* _Task to carry out_
Reproduce the material below line by line, beginning with its first line and ending with the line that contains "x_lo, x_hi = -1.242, 6.243"; leave out pictures.

------ Information supplied

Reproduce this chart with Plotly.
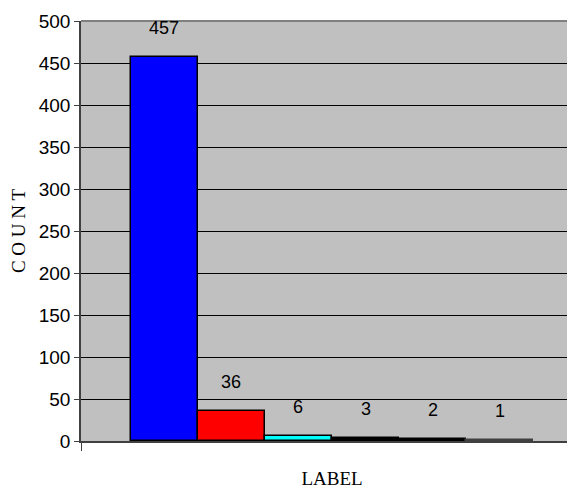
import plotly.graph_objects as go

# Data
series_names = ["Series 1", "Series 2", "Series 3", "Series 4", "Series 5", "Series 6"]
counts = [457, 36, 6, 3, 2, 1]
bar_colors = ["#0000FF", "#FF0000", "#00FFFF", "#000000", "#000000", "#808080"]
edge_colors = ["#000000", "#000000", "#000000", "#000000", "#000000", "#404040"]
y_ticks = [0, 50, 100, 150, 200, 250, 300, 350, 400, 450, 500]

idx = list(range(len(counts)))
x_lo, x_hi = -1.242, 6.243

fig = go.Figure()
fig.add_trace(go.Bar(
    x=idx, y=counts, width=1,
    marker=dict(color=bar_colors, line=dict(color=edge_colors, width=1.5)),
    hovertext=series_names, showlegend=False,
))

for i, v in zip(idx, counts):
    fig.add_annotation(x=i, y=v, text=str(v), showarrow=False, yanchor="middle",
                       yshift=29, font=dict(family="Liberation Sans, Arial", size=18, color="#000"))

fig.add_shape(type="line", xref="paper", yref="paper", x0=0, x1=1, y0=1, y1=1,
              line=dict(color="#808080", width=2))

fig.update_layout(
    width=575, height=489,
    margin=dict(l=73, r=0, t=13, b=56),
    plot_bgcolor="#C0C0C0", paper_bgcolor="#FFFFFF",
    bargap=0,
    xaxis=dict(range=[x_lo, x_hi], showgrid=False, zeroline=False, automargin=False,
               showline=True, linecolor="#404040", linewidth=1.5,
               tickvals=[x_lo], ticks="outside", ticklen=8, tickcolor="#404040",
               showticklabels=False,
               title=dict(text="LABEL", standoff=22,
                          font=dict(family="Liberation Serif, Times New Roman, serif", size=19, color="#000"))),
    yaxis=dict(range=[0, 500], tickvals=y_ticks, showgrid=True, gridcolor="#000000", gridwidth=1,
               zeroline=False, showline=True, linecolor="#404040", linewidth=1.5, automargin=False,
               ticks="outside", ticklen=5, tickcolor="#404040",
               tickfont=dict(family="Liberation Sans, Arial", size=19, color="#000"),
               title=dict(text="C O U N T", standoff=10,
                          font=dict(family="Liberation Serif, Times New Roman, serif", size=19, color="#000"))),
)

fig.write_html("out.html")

------------

* _Finished answer_
Reproduce this chart with Plotly.
import plotly.graph_objects as go

# Data
series_names = ["Series 1", "Series 2", "Series 3", "Series 4", "Series 5", "Series 6"]
counts = [457, 36, 6, 3, 2, 1]
bar_colors = ["#0000FF", "#FF0000", "#00FFFF", "#000000", "#000000", "#808080"]
edge_colors = ["#000000", "#000000", "#000000", "#000000", "#000000", "#404040"]
y_ticks = [0, 50, 100, 150, 200, 250, 300, 350, 400, 450, 500]

idx = list(range(len(counts)))
x_lo, x_hi = -1.242, 6.243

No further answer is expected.